Ou seja, no momento em que buscamos na oração um elemento de reforço interior, o bichinho do lado de cá que fica o tempo todo dizendo "olha, você merece, você é o máximo, você tem que ter toda a atenção do mundo; afinal, você é um indivíduo que tem a sua própria identidade, então que estória é esta de você se perder no meio do mundo?", passamos a ter a tendência de olhar para este bichinho e dizer "bom, na verdade, seria tão bom se a minha oração fosse atendida na forma como eu quero, como eu espero!". É aí que nos perdemos, porque, na realidade, não estamos cumprindo com o propósito que a oração tem. Se a oração significa comungar, significa este trocar de sentimentos e energias com um Ser superior, é daí que deriva a força para travarmos esta batalha. Esta força tem que vir de uma busca divina. A oração nos ajuda a fazer o ajuste dos nossos desejos para se conformarem com uma vontade superior.
Estamos agora tratando da batalha num nível diferente. Estamos agora buscando um aliado muito forte nesta batalha. Porque este aliado forte é a crença em Deus. No entanto, se falamos em oração e ela parece algo muito mecânico e automático, temos que estar atentos!
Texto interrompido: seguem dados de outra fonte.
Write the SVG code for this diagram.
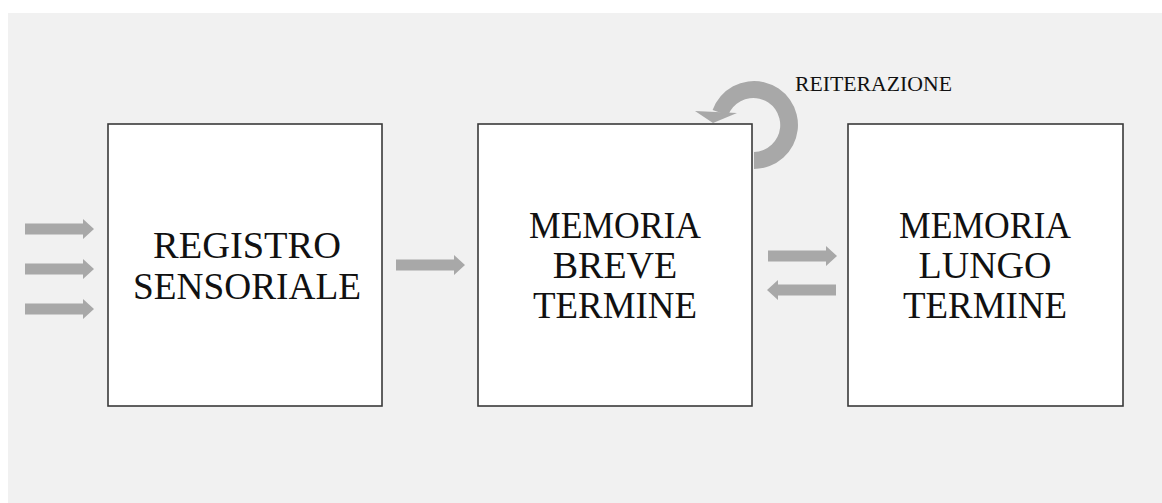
<svg xmlns="http://www.w3.org/2000/svg" width="1162" height="503" viewBox="0 0 1162 503">
  <style>
    .box { fill: #ffffff; stroke: #3a3a3a; stroke-width: 1.6; }
    .lbl { font-family: "Liberation Serif", "Times New Roman", serif; font-size: 38px; fill: #111111; text-anchor: middle; }
    .small { font-family: "Liberation Serif", "Times New Roman", serif; font-size: 21px; fill: #111111; }
    .arrow { fill: #a8a8a8; }
  </style>
  <defs>
    <!-- block arrow pointing right, origin at tail centre, length 69 -->
    <path id="blockArrow" d="M0,-5.5 H58 V-10 L69,0 L58,10 V5.5 H0 Z"/>
  </defs>

  <!-- page background -->
  <rect x="0" y="0" width="1162" height="503" fill="#ffffff"/>
  <rect x="8" y="13" width="1154" height="490" fill="#f1f1f1"/>

  <!-- nodes -->
  <g id="registro-sensoriale">
    <rect class="box" x="108" y="124" width="274" height="282"/>
    <text class="lbl" x="247" y="258" textLength="188" lengthAdjust="spacingAndGlyphs">REGISTRO</text>
    <text class="lbl" x="247" y="299" textLength="228" lengthAdjust="spacingAndGlyphs">SENSORIALE</text>
  </g>

  <g id="memoria-breve-termine">
    <rect class="box" x="478" y="124" width="274" height="282"/>
    <text class="lbl" x="615" y="238" textLength="172" lengthAdjust="spacingAndGlyphs">MEMORIA</text>
    <text class="lbl" x="615" y="278">BREVE</text>
    <text class="lbl" x="615" y="318" textLength="164" lengthAdjust="spacingAndGlyphs">TERMINE</text>
  </g>

  <g id="memoria-lungo-termine">
    <rect class="box" x="848" y="124" width="275" height="282"/>
    <text class="lbl" x="985" y="238" textLength="172" lengthAdjust="spacingAndGlyphs">MEMORIA</text>
    <text class="lbl" x="985" y="278">LUNGO</text>
    <text class="lbl" x="985" y="318" textLength="164" lengthAdjust="spacingAndGlyphs">TERMINE</text>
  </g>

  <!-- connectors -->
  <g id="connectors" class="arrow">
    <!-- sensory inputs -->
    <use href="#blockArrow" x="25" y="229"/>
    <use href="#blockArrow" x="25" y="269"/>
    <use href="#blockArrow" x="25" y="309"/>
    <!-- sensory register to short-term memory -->
    <use href="#blockArrow" x="396" y="265"/>
    <!-- short-term to long-term and back -->
    <use href="#blockArrow" x="768" y="256"/>
    <use href="#blockArrow" transform="translate(836 290) scale(-1 1)"/>
    <!-- rehearsal loop -->
    <path d="M754,169 A44,44 0 1 0 712.6,110 L728,115.4 A27,27 0 1 1 754,152 Z"/>
    <polygon points="695,111 737,113 713,123"/>
  </g>

  <text class="small" x="795" y="91" textLength="157" lengthAdjust="spacingAndGlyphs">REITERAZIONE</text>
</svg>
Nossa sociedade também buscou transformar as coisas mais etérea, não palpáveis, em coisas que não merecem a nossa atenção, porque não são concretas, não são lógicas, não são racionais. A oração também se tornou uma coisa muito mecânica. A mecanicidade da oração fez com que ela perdesse o valor de algo que é capaz de nos mover.
O resgate de nossa espiritualidade passa por esta reconexão com Deus através da oração e meditação. Ao nos reconectarmos com um espírito vibrante e radiante, temos em mãos um instrumento fabuloso para travar a nossa guerra e alcançar as margens do oceano da paz interior.